I planted seeds directly in the garden in May after the last frost date for my region had passed. You can start seeds indoors but they grow just as easily outside from direct sow methods.
Keep them well watered up until the fruit sets. Once the fruit appears, drier conditions are ideal as that concentrates the flavor of the melons.
This year I was out of luck as we had an exceptionally rainy summer, somewhat of an anomaly in Virginia. Usually our summers are dry and very hot; this year, we had moderate temperatures and an exceptional amount of rainfall.

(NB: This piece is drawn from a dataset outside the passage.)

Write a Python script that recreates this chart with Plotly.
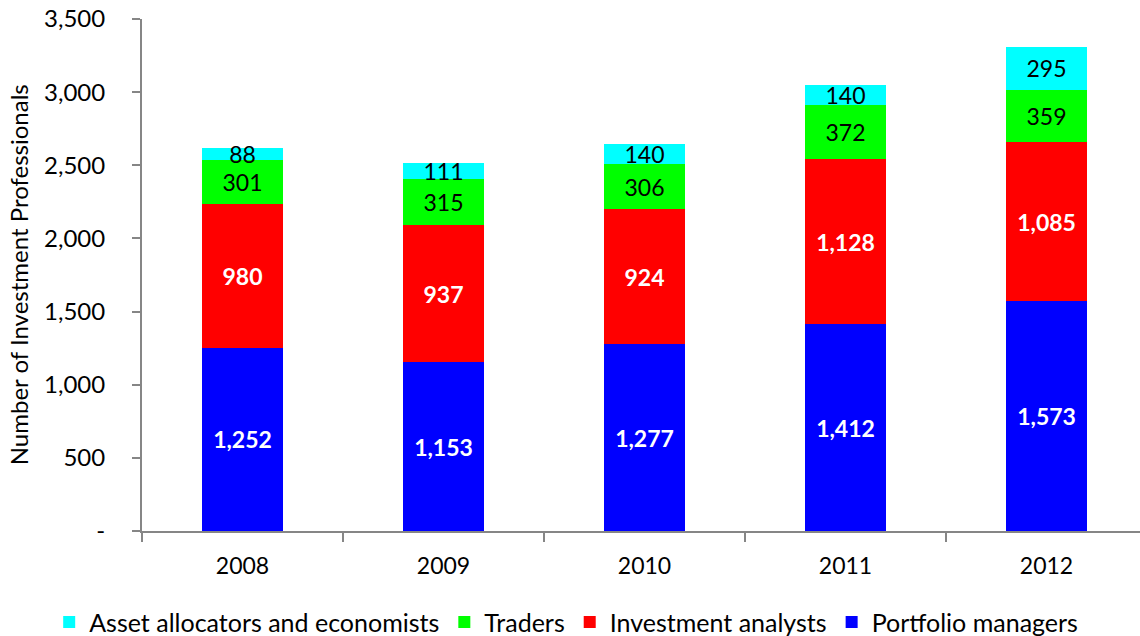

I didn’t fertilize my melon patch this year; the soil provided exactly what the plants needed. I didn’t use any pesticides, either. I did see some activity from squash beetles but they were more interested in the butternut squash plants in the next bed and generally left the cantaloupe alone. When I found their eggs, I scraped them off of the leaves with a spoon, piece of tape, or my fingernail. (Sorry if that grosses you out. I am no longer squeamish in the garden.)
When to Harvest Cantaloupe
Cantaloupe will ripen somewhat off of the vine. I had a bit of trouble with an opossum again; last year, the possum climbed onto the deck, where I had another melon growing, and gnawed through some of the rind to enjoy my hard-won fruit.
This year, he – or she – got into the raised bed garden through a gap in the gate of the eight foot fence and ate a melon. It was just one melon, but I kept a watchful eye out for more damage. Thankfully, Possum Pete (or Petunia if it’s a girl) didn’t come back and has instead dined on my compost pile scraps instead.
Meanwhile, I pick melons when the rinds develop a telltale yellow spot. The spot is noticeable and usually indicates the melon is ripe. The fruit pulls off easily from the vine.
I store really ripe melons in the fridge but if they need a day or two more, I let them ripen at room temperature on the counter.
Growing cantaloupe is fairly easy, even for beginners. Just make sure you leave plenty of room. Those vines have a mind of their own!